Not Just Semantics
In a few months, I’ll start a new role as «Design Operations Specialist». It sounds impressive, structured – maybe even a bit mechanical. Compared to my current UX/UI title, it feels … less human somehow. Less like someone who thinks about people, and more like someone who manages systems.
And maybe that’s the point. At Vorwerk, I’ll be working closely with our internal design system. The users I’ll be designing for are no longer end-users in the traditional sense – they’re the designers and developers inside the company, the ones building the interfaces. It’s meta-design work. Necessary and interesting, but it feels more like "enabling" than creating.
At V-ZUG, I work as a UX/UI Designer. A broad title – and that’s why I like it. It leaves space for ambiguity. I’m designing screens, sure, but also asking questions. Talking to people. Digging through problems that aren’t always visual. Right now, we’re in the middle of a full app redesign. We’re aligning it with the brand identity, rethinking interaction patterns, figuring out how to make an app for ovens and washing machines feel … human? I guess? That’s not something you can automate – or reduce to a best practice.
And yet, in this job and the next, I still just call myself a designer.
I read recently that both Shopify and Duolingo dropped «UX» from their job titles. Now everyone’s just a "designer". On paper, it sounds simpler. In practice, it feels like a slow erasure. «UX» was never just a label – it was a way of saying: this person speaks for the user.
But when we strip labels down to the bare minimum, what else gets lost?

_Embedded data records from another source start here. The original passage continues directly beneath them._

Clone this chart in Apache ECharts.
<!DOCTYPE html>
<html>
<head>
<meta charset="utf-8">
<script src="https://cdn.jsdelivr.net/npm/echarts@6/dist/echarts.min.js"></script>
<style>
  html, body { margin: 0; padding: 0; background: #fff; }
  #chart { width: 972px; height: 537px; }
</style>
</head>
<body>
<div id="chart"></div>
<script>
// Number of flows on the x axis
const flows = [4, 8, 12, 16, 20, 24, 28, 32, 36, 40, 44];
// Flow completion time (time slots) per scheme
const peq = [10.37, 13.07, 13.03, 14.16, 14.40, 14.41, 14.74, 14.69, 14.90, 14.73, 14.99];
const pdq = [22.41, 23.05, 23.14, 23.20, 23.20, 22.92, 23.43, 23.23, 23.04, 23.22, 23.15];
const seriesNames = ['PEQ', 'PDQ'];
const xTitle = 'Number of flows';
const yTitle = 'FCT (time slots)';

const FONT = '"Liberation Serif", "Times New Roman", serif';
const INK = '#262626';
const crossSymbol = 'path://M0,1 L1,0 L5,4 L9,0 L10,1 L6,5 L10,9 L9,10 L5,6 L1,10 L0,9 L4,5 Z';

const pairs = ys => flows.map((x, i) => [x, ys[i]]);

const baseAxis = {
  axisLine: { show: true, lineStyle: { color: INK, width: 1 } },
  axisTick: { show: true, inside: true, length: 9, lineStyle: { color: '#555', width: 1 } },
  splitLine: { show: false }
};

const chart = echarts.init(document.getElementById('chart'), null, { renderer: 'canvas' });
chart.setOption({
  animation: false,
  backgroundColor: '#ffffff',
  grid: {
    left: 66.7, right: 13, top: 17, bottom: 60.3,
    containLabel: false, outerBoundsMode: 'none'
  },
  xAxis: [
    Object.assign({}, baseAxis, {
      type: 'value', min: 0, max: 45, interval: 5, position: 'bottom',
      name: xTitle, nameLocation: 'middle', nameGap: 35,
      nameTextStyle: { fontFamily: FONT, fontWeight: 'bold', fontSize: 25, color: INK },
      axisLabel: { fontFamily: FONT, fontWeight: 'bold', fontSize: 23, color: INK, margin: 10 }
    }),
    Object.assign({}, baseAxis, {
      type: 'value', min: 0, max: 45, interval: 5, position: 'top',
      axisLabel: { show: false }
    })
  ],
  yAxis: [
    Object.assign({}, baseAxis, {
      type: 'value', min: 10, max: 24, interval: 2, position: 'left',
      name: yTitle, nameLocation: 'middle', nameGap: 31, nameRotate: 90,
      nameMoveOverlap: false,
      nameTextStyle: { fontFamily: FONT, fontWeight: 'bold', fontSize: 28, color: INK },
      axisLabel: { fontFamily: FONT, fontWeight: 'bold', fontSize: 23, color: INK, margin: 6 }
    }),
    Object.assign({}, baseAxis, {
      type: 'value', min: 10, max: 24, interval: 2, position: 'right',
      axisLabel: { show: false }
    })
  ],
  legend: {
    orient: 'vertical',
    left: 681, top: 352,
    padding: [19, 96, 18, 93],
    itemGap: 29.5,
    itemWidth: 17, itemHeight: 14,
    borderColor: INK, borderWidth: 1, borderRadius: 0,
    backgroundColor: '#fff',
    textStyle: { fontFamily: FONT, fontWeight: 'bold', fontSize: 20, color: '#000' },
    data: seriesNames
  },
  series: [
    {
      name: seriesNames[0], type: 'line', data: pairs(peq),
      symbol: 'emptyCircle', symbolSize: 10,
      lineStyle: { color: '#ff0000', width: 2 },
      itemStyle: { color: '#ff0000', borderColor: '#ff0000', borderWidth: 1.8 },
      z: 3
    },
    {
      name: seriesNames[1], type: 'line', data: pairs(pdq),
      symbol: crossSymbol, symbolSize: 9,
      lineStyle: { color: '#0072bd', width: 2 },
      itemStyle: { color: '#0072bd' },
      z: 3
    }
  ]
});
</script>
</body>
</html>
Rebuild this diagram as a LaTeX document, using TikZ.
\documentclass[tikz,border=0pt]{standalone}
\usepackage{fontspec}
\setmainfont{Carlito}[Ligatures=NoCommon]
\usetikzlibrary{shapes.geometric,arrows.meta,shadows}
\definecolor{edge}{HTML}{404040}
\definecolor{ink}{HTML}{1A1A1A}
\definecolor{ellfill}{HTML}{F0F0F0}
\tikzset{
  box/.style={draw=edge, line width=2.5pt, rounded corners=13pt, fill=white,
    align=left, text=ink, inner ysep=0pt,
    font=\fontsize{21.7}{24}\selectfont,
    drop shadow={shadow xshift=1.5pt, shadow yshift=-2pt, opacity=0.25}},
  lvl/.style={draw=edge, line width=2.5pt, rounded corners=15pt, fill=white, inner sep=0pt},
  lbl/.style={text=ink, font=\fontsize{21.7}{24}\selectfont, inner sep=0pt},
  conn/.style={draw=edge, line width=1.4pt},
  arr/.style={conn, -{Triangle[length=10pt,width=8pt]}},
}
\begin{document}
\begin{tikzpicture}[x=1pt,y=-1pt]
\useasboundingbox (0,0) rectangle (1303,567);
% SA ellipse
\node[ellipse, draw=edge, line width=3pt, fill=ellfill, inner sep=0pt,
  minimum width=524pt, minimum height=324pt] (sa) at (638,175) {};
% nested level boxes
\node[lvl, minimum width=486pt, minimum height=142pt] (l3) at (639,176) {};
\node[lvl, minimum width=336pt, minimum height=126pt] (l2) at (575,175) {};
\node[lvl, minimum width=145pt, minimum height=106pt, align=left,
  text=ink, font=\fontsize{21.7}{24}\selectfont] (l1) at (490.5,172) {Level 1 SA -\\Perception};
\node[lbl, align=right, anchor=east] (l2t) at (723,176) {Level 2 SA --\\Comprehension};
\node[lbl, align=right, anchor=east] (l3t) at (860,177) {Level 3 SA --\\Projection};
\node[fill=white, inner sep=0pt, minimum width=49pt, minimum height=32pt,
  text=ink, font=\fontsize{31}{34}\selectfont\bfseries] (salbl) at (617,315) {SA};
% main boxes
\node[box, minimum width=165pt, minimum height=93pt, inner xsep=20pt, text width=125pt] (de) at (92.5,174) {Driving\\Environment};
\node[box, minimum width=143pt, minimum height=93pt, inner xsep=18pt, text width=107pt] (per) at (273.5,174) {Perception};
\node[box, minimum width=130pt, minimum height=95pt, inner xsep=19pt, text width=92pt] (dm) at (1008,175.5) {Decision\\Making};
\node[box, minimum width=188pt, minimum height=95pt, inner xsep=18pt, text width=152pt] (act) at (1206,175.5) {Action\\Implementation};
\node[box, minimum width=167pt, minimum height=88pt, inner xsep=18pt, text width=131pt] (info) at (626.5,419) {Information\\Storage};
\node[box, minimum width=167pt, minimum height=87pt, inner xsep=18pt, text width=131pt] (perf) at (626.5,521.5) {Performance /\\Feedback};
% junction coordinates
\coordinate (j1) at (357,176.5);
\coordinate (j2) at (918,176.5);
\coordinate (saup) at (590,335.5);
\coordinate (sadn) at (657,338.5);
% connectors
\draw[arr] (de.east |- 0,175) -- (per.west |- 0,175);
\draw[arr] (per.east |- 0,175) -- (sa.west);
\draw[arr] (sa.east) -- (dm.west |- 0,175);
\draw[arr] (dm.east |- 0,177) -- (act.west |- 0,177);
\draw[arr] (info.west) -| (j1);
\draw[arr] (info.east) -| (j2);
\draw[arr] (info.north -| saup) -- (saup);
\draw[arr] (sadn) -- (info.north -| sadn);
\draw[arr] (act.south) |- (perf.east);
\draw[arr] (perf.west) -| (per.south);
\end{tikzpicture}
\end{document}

The word «UX» was never perfect. People misunderstood it. Confused it with UI. Or saw it as vague, soft, optional. But it stood for something – it meant someone was paying attention to how a thing feels, not just how it looks. It meant there was someone at the table thinking about edge cases, user research, real-world constraints.
To be honest, a reframing of the discipline as "just design" feels like a step back. Because when everything is design, then nothing is. If the same word applies to graphic design, product design, wallpaper patterns, and UI systems – what does it tell us, really?

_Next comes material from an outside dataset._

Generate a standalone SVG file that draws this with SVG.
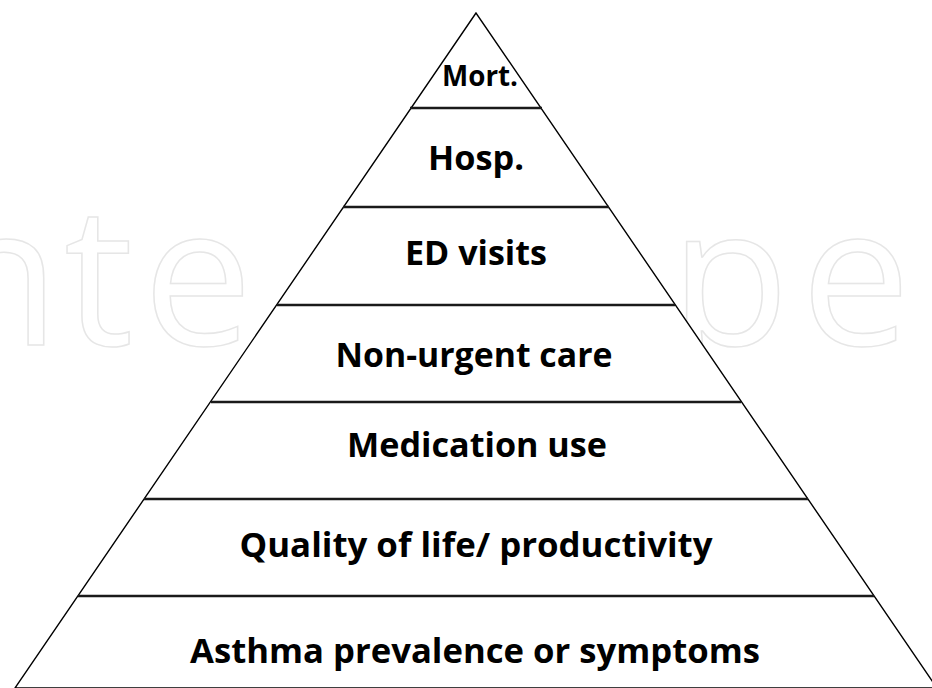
<svg xmlns="http://www.w3.org/2000/svg" width="932" height="688" viewBox="0 0 932 688">
  <style>
    .mark { font-family: "Open Sans", "DejaVu Sans", sans-serif; font-weight: 500; font-size: 195px; fill: none; stroke: #e6e6e6; stroke-width: 1.5; }
    .edge { fill: #ffffff; stroke: #000000; stroke-width: 1.4; stroke-linejoin: miter; }
    .tier { stroke: #1a1a1a; stroke-width: 2.6; }
    .label { font-family: "Open Sans", "Noto Sans", "DejaVu Sans", sans-serif; font-weight: 700; font-size: 34px; fill: #000000; text-anchor: middle; }
    .small { font-size: 28px; }
  </style>
  <rect x="0" y="0" width="932" height="688" fill="#ffffff"/>

  <!-- faint outlined background lettering, visible on both sides of the pyramid -->
  <g id="backdrop-letters">
    <text class="mark" x="-60" y="345">n</text>
    <text class="mark" x="64" y="345">t</text>
    <text class="mark" x="143" y="345">e</text>
    <text class="mark" x="670" y="345">p</text>
    <text class="mark" x="801" y="345">e</text>
  </g>

  <!-- pyramid outline -->
  <polygon id="pyramid" class="edge" points="476,13 15,688 937,688"/>

  <!-- tier dividers -->
  <g id="dividers">
    <line class="tier" x1="410" y1="108" x2="542" y2="108"/>
    <line class="tier" x1="343" y1="207" x2="609" y2="207"/>
    <line class="tier" x1="277" y1="305" x2="675" y2="305"/>
    <line class="tier" x1="211" y1="402" x2="741" y2="402"/>
    <line class="tier" x1="144" y1="499" x2="808" y2="499"/>
    <line class="tier" x1="78" y1="596" x2="874" y2="596"/>
  </g>

  <!-- tier labels -->
  <g id="tier-mort"><text class="label small" x="480" y="86" textLength="76" lengthAdjust="spacingAndGlyphs">Mort.</text></g>
  <g id="tier-hosp"><text class="label" x="476" y="170" textLength="96" lengthAdjust="spacingAndGlyphs">Hosp.</text></g>
  <g id="tier-ed"><text class="label" x="476" y="265" textLength="142" lengthAdjust="spacingAndGlyphs">ED visits</text></g>
  <g id="tier-nonurgent"><text class="label" x="474" y="367" textLength="277" lengthAdjust="spacingAndGlyphs">Non-urgent care</text></g>
  <g id="tier-medication"><text class="label" x="477" y="457" textLength="260" lengthAdjust="spacingAndGlyphs">Medication use</text></g>
  <g id="tier-quality"><text class="label" x="476" y="557" textLength="473" lengthAdjust="spacingAndGlyphs">Quality of life/ productivity</text></g>
  <g id="tier-asthma"><text class="label" x="475" y="663" textLength="570" lengthAdjust="spacingAndGlyphs">Asthma prevalence or symptoms</text></g>
</svg>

I’ve been in rooms where the user’s voice was the first to disappear. Where stakeholders imagined themselves into the user’s shoes and called it research. Where design became decoration. In those moments, titles mattered. «UX» wasn’t a badge of honor – it was a reminder of responsibility. A signal: I’m here to represent people who aren’t in the room.

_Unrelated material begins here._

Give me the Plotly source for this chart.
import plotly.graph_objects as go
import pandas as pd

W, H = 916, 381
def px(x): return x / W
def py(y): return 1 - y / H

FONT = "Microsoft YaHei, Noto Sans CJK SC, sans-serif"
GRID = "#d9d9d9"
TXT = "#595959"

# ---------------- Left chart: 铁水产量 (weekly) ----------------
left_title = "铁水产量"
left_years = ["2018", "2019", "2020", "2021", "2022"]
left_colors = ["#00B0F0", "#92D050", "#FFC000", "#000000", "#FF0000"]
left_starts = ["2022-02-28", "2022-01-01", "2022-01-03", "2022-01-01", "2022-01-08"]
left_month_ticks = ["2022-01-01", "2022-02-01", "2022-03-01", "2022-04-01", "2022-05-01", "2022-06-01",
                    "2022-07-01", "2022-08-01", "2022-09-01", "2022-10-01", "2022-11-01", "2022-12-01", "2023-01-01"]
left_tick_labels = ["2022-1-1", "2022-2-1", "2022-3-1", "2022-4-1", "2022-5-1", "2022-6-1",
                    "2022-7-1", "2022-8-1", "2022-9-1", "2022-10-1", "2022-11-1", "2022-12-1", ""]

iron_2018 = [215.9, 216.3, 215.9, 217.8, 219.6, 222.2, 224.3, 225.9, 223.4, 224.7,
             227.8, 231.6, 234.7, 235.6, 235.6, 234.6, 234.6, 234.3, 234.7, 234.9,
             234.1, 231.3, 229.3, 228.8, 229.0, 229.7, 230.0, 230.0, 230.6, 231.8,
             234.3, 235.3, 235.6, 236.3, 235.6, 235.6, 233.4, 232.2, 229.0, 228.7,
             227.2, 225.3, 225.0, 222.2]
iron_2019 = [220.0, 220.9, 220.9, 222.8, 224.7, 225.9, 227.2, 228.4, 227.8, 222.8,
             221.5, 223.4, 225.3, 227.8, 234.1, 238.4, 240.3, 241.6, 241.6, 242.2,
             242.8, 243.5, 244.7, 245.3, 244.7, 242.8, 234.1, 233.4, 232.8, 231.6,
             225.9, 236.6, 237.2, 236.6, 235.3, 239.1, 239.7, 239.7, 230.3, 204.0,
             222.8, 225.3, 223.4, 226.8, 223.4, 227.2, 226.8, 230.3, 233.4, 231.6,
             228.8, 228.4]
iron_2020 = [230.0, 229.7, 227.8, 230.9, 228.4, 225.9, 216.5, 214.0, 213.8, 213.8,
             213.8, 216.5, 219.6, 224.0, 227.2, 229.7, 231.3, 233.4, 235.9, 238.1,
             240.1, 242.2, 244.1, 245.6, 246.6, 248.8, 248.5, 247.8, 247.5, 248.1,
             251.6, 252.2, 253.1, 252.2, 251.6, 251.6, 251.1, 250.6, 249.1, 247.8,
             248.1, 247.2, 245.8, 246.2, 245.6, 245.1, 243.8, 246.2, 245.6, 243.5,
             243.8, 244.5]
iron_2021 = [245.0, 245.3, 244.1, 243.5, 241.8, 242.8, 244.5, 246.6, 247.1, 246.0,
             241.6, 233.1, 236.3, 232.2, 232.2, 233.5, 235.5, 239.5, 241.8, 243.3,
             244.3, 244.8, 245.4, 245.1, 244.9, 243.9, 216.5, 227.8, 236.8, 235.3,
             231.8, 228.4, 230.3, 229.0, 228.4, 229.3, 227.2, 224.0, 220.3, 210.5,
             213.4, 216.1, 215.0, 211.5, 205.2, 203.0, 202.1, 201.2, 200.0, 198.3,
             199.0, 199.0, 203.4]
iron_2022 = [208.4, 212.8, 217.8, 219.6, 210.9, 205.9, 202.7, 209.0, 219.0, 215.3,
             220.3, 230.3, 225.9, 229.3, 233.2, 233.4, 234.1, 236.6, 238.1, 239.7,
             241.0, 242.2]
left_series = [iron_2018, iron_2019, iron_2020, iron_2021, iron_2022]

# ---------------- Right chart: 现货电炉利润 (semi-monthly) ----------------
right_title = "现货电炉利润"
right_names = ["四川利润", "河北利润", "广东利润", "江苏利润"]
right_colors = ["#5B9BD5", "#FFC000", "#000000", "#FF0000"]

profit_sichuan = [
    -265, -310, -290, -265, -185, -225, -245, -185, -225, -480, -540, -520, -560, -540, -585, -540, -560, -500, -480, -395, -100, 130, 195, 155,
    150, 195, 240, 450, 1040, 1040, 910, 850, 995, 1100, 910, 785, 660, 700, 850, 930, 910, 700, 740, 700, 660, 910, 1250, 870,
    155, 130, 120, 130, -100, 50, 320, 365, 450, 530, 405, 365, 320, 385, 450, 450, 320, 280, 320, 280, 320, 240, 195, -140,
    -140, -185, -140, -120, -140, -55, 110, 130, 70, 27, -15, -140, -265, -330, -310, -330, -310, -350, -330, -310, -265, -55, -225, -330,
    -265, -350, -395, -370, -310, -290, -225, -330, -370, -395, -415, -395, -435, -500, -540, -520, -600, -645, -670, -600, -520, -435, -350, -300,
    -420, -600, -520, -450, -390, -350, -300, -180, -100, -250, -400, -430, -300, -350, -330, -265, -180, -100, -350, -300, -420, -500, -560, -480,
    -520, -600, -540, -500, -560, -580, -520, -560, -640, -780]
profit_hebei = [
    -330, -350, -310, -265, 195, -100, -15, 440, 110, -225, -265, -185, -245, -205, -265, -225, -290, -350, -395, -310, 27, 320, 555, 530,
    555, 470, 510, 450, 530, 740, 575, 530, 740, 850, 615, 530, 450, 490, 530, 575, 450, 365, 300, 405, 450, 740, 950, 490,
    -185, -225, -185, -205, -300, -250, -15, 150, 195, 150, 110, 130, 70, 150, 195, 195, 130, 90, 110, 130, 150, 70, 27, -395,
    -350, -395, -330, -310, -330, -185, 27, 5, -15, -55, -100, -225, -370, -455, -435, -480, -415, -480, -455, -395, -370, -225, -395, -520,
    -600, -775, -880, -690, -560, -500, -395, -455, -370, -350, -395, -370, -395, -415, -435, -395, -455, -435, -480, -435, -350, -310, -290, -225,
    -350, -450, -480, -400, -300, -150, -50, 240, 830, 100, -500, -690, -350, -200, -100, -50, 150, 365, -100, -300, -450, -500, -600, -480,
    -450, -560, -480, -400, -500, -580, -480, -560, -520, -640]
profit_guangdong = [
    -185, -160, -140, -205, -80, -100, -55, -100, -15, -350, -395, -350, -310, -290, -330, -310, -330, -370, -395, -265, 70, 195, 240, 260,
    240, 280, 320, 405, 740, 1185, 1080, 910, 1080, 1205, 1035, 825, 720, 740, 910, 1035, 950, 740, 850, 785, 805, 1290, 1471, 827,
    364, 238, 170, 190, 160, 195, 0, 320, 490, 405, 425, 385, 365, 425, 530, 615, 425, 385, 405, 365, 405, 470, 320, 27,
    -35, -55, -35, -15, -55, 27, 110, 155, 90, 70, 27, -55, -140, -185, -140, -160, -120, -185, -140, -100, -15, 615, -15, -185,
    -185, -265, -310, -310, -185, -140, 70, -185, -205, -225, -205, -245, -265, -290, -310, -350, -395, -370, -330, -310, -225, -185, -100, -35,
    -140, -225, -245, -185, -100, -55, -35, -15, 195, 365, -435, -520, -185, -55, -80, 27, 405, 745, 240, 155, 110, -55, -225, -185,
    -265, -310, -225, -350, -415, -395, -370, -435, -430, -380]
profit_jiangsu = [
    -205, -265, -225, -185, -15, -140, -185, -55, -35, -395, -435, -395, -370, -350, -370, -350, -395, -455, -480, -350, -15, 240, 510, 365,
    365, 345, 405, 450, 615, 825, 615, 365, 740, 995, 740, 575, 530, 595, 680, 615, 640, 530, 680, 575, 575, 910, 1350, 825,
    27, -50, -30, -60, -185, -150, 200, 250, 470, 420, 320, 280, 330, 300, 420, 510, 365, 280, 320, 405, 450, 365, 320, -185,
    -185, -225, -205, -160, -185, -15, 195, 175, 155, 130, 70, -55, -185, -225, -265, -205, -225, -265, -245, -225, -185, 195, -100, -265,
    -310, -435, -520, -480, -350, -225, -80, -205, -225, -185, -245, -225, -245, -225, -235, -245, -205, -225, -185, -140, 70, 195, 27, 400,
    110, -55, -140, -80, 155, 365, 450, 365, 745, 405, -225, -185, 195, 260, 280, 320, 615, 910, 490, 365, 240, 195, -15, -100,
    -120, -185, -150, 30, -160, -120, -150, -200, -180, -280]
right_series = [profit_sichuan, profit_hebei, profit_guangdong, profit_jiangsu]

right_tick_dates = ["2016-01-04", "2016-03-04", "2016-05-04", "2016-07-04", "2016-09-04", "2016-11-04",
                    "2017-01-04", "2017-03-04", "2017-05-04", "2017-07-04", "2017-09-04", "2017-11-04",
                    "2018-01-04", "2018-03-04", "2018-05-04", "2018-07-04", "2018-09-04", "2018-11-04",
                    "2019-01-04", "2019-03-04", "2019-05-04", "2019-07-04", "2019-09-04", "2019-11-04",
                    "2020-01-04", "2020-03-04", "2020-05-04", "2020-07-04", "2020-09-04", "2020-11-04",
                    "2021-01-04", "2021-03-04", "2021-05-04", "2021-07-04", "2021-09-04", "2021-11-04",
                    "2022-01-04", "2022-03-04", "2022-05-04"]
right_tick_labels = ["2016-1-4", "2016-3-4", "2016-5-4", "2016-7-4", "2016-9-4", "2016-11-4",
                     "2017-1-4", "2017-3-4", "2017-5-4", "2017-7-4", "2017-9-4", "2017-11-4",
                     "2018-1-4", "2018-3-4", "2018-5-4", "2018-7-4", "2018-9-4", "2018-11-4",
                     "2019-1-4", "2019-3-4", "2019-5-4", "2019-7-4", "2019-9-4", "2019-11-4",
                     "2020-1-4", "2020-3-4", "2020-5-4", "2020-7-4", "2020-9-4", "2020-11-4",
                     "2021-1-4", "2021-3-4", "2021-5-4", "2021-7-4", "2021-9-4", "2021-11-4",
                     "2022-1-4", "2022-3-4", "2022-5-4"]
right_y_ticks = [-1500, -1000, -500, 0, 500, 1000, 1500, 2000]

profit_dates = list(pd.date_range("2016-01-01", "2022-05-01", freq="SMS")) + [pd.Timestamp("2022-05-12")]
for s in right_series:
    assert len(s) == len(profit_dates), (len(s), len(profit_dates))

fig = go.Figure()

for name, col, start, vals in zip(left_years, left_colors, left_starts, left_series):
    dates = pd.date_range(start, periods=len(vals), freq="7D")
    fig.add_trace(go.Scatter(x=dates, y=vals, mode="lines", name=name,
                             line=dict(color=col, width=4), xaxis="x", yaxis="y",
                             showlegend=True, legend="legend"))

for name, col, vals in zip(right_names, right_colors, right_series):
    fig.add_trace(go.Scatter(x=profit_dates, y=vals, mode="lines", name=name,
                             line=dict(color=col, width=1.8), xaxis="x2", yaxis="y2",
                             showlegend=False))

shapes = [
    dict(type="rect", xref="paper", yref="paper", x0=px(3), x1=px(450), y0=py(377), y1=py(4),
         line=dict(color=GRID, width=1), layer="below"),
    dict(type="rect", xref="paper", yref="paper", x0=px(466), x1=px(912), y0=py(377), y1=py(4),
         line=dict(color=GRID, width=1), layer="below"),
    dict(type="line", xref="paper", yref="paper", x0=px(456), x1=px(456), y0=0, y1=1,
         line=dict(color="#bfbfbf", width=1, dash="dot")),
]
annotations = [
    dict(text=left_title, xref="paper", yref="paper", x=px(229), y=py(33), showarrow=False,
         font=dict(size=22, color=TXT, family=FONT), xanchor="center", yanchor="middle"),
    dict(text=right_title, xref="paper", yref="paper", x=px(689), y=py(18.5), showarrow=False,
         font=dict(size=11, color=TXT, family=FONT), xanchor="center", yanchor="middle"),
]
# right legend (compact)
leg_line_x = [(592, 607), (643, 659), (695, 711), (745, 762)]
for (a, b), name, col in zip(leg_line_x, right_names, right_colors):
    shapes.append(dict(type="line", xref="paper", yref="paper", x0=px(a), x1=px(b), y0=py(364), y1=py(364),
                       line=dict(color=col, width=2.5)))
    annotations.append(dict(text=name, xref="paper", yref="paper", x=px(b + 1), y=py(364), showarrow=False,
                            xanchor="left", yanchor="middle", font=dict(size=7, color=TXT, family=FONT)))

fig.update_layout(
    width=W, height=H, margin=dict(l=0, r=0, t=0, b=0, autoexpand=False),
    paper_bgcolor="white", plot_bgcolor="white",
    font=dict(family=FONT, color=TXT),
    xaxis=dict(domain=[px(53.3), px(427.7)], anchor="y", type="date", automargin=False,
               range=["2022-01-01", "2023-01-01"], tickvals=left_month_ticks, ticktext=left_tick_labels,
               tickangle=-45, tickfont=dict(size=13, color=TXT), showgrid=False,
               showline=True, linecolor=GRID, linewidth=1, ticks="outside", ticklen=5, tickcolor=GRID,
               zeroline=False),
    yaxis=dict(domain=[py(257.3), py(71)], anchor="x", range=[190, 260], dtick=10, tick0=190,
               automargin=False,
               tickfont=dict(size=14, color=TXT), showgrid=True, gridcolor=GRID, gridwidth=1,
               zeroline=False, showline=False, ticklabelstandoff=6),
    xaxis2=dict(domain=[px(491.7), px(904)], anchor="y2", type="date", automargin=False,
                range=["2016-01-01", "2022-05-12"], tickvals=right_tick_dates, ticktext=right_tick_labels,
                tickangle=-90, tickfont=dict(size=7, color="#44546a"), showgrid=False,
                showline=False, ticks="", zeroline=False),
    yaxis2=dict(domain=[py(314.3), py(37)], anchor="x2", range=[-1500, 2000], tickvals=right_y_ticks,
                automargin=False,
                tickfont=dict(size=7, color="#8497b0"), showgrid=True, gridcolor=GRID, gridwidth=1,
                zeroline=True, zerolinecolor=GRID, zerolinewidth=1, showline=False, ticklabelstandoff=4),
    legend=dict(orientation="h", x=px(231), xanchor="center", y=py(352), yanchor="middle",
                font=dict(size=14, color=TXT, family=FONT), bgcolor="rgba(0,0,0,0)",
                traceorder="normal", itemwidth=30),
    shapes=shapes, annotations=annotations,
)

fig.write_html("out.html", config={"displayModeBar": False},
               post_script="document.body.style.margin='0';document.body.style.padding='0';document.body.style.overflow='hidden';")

So when people say titles don’t matter, I disagree.
They matter to recruiters scanning resumes. They matter in meetings, when someone asks for "just a quick design" and you have to explain that no, what you need first is a better understanding of the problem. They matter when AI tools like Figma plugins promise to generate UIs from prompts, making everyone feel like a designer – but forgetting that design is more than assembling blocks. It’s thinking. Choosing. Making trade-offs.
That’s the part AI doesn’t do. That’s the part fast tools can’t replicate.
So I’m not nostalgic about the title itself. I don’t need to defend UX as a brand. What I want is clarity – and space. Space to keep the focus on the people we're designing for. Space to keep reminding myself and others that this work isn’t just about elegance or efficiency – it's about empathy, too.
Maybe that’s why this shift in vocabulary unsettles me. It’s not just semantics. It’s the frame through which we understand our roles. And when the language gets blurry, the priorities do too.
Maybe that’s why I still care about the words. Not to sound important – but to stay responsible.